## Start

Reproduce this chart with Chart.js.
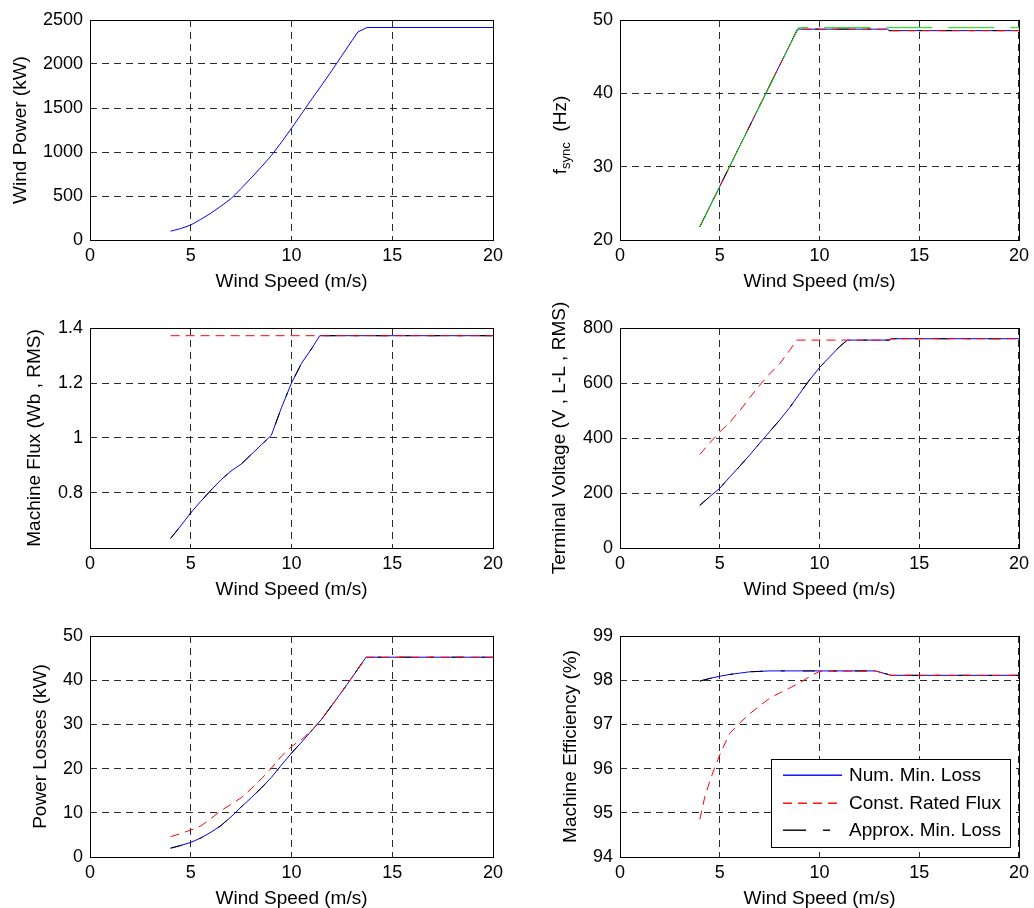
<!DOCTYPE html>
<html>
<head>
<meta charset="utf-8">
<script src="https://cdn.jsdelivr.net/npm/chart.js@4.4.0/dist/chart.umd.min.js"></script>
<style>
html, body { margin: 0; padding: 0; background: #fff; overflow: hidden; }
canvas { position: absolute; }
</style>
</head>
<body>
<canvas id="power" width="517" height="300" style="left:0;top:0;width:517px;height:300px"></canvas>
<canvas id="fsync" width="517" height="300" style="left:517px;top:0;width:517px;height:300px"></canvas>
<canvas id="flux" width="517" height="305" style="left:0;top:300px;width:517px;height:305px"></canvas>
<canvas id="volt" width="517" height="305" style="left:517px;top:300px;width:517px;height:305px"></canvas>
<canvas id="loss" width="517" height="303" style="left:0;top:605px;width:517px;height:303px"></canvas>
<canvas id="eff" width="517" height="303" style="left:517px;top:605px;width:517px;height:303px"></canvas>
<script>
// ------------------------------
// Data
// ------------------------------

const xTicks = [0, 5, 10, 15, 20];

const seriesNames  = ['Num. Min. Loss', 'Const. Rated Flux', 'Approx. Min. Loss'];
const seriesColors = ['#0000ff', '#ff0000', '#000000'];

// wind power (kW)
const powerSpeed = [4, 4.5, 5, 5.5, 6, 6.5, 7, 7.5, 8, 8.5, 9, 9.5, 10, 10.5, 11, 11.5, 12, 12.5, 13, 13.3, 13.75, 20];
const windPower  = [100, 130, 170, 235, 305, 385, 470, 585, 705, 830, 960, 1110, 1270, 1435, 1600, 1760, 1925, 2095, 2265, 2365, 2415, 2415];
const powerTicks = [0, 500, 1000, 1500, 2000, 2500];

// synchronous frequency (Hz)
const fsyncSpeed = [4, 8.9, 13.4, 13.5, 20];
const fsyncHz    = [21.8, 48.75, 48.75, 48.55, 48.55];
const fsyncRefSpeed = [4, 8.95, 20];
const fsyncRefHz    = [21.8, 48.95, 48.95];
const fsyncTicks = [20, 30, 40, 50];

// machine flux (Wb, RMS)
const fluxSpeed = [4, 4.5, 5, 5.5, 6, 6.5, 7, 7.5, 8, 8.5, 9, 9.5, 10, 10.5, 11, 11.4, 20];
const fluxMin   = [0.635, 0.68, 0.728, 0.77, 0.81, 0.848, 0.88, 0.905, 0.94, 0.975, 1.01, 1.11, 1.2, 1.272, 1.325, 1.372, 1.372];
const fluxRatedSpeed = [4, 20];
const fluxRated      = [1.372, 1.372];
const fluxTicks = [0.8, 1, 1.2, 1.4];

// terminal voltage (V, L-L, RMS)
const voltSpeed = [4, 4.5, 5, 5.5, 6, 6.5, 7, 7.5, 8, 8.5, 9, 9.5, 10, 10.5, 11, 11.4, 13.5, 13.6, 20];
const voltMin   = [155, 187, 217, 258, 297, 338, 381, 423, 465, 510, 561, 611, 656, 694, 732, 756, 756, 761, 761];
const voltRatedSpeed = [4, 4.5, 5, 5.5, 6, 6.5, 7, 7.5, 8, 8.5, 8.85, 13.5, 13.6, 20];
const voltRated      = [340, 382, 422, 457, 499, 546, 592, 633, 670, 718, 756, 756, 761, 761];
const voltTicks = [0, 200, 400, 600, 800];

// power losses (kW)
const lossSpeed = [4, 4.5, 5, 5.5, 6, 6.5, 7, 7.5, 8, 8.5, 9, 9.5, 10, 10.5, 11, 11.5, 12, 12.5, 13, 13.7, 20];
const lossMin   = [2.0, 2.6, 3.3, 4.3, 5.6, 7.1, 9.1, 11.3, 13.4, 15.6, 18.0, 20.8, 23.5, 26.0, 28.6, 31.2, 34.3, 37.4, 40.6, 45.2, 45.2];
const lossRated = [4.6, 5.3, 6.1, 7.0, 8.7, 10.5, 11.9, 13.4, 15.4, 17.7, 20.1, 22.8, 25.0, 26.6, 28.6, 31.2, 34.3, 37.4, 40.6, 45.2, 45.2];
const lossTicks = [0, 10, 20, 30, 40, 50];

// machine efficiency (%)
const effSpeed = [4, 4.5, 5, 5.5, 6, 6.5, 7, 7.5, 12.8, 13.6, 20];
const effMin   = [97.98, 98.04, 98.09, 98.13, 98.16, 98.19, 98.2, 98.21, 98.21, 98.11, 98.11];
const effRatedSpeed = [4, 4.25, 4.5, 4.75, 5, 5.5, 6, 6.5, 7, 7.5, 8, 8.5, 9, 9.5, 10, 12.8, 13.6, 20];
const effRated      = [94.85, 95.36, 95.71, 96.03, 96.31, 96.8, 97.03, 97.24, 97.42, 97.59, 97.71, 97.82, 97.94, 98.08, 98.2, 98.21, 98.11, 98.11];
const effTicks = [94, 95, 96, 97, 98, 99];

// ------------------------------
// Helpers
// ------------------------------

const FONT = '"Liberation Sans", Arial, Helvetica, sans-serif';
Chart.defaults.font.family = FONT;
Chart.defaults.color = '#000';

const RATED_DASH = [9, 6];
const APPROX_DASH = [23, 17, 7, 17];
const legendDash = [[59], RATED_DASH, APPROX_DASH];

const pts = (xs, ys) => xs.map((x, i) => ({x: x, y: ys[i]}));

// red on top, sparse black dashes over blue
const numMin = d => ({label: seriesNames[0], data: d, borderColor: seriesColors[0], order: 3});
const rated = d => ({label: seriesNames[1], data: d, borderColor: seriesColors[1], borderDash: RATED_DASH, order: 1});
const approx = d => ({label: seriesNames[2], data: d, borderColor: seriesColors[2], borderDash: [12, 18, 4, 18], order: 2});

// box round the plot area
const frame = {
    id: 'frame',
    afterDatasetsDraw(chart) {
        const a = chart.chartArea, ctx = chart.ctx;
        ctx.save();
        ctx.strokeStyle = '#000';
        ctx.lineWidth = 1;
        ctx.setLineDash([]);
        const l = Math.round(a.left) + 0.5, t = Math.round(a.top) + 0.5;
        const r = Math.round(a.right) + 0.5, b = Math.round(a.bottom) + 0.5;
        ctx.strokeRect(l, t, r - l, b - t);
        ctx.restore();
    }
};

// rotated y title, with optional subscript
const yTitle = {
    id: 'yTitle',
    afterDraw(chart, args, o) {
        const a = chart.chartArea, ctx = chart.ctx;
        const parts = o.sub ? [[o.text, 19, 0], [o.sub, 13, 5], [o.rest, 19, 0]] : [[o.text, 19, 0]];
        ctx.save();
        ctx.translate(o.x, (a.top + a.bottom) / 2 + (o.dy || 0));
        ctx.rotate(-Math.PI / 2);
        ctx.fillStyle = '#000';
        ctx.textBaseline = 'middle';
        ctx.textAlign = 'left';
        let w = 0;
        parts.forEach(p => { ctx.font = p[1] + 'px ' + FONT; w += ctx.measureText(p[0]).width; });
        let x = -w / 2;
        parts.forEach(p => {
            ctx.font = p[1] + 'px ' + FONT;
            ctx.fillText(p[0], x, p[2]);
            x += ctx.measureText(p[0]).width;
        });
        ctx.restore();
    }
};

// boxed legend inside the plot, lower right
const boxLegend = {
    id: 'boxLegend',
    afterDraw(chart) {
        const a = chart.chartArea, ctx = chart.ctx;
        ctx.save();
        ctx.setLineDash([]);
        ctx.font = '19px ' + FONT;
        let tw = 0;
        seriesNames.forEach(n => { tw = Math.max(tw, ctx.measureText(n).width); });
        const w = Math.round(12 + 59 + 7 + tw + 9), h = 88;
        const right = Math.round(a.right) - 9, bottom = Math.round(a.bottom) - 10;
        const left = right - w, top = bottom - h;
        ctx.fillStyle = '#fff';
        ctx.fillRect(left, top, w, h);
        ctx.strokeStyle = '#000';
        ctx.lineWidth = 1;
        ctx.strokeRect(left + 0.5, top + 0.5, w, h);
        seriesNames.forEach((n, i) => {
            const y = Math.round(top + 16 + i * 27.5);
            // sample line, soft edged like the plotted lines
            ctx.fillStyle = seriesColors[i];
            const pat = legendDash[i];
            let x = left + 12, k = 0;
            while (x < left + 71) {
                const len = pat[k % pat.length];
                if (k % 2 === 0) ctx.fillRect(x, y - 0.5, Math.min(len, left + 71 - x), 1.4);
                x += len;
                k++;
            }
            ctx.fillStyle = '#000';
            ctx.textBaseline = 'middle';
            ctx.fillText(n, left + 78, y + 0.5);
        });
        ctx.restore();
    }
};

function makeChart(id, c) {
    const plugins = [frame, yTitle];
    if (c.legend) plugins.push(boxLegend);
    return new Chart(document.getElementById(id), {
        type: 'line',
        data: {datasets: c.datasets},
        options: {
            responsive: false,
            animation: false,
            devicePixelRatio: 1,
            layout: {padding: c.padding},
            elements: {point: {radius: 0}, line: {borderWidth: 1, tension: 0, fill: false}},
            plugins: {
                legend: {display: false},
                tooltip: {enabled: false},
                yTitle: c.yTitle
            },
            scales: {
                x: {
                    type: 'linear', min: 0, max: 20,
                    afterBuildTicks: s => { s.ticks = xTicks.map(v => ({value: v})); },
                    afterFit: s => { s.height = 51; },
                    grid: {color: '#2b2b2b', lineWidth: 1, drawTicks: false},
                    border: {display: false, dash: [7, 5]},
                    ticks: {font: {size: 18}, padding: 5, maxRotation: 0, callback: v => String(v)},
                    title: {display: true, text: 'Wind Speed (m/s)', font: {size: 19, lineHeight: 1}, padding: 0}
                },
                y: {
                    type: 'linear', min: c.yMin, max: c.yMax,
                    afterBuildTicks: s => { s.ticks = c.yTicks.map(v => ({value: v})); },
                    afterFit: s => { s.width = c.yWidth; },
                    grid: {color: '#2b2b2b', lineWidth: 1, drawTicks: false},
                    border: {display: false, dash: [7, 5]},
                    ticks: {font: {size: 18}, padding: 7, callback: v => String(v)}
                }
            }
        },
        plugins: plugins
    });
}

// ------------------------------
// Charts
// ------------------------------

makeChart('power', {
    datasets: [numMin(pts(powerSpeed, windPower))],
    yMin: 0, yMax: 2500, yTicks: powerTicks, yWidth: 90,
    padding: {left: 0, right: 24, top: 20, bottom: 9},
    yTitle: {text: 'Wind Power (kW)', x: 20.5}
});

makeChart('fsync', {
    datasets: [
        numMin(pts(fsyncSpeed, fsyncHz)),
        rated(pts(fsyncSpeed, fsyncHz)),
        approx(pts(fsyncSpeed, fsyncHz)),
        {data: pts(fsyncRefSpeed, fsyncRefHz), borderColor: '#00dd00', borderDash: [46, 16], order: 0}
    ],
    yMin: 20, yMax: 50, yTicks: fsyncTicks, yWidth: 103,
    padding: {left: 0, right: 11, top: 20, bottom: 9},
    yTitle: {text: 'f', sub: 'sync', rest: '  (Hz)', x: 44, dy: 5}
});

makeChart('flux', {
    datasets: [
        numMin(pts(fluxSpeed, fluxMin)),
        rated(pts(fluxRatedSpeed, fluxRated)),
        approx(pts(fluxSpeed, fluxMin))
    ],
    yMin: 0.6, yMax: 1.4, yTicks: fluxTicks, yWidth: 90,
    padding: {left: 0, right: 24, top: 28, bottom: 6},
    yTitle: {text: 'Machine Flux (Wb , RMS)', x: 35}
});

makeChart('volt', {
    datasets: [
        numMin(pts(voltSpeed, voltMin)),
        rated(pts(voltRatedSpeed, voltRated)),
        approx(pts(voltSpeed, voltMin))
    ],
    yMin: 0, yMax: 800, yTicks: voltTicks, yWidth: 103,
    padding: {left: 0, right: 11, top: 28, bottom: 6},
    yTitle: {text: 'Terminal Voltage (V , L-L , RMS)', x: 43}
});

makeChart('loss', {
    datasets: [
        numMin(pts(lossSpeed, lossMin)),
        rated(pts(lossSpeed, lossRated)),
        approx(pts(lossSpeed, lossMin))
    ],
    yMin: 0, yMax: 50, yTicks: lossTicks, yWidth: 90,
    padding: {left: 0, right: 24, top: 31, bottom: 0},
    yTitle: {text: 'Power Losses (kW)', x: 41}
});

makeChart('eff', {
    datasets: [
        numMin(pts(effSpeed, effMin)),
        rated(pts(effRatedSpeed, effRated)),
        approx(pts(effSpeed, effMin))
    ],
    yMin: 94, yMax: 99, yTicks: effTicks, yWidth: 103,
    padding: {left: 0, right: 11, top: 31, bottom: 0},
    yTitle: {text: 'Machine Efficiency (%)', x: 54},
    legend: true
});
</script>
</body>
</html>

## End

The request -
Output exactly the span of lines from the top of the listing through the line holding "const fsyncTicks = [20, 30, 40, 50];", and leave every picture out.

Task output -
Reproduce this chart with Chart.js.
<!DOCTYPE html>
<html>
<head>
<meta charset="utf-8">
<script src="https://cdn.jsdelivr.net/npm/chart.js@4.4.0/dist/chart.umd.min.js"></script>
<style>
html, body { margin: 0; padding: 0; background: #fff; overflow: hidden; }
canvas { position: absolute; }
</style>
</head>
<body>
<canvas id="power" width="517" height="300" style="left:0;top:0;width:517px;height:300px"></canvas>
<canvas id="fsync" width="517" height="300" style="left:517px;top:0;width:517px;height:300px"></canvas>
<canvas id="flux" width="517" height="305" style="left:0;top:300px;width:517px;height:305px"></canvas>
<canvas id="volt" width="517" height="305" style="left:517px;top:300px;width:517px;height:305px"></canvas>
<canvas id="loss" width="517" height="303" style="left:0;top:605px;width:517px;height:303px"></canvas>
<canvas id="eff" width="517" height="303" style="left:517px;top:605px;width:517px;height:303px"></canvas>
<script>
// ------------------------------
// Data
// ------------------------------

const xTicks = [0, 5, 10, 15, 20];

const seriesNames  = ['Num. Min. Loss', 'Const. Rated Flux', 'Approx. Min. Loss'];
const seriesColors = ['#0000ff', '#ff0000', '#000000'];

// wind power (kW)
const powerSpeed = [4, 4.5, 5, 5.5, 6, 6.5, 7, 7.5, 8, 8.5, 9, 9.5, 10, 10.5, 11, 11.5, 12, 12.5, 13, 13.3, 13.75, 20];
const windPower  = [100, 130, 170, 235, 305, 385, 470, 585, 705, 830, 960, 1110, 1270, 1435, 1600, 1760, 1925, 2095, 2265, 2365, 2415, 2415];
const powerTicks = [0, 500, 1000, 1500, 2000, 2500];

// synchronous frequency (Hz)
const fsyncSpeed = [4, 8.9, 13.4, 13.5, 20];
const fsyncHz    = [21.8, 48.75, 48.75, 48.55, 48.55];
const fsyncRefSpeed = [4, 8.95, 20];
const fsyncRefHz    = [21.8, 48.95, 48.95];
const fsyncTicks = [20, 30, 40, 50];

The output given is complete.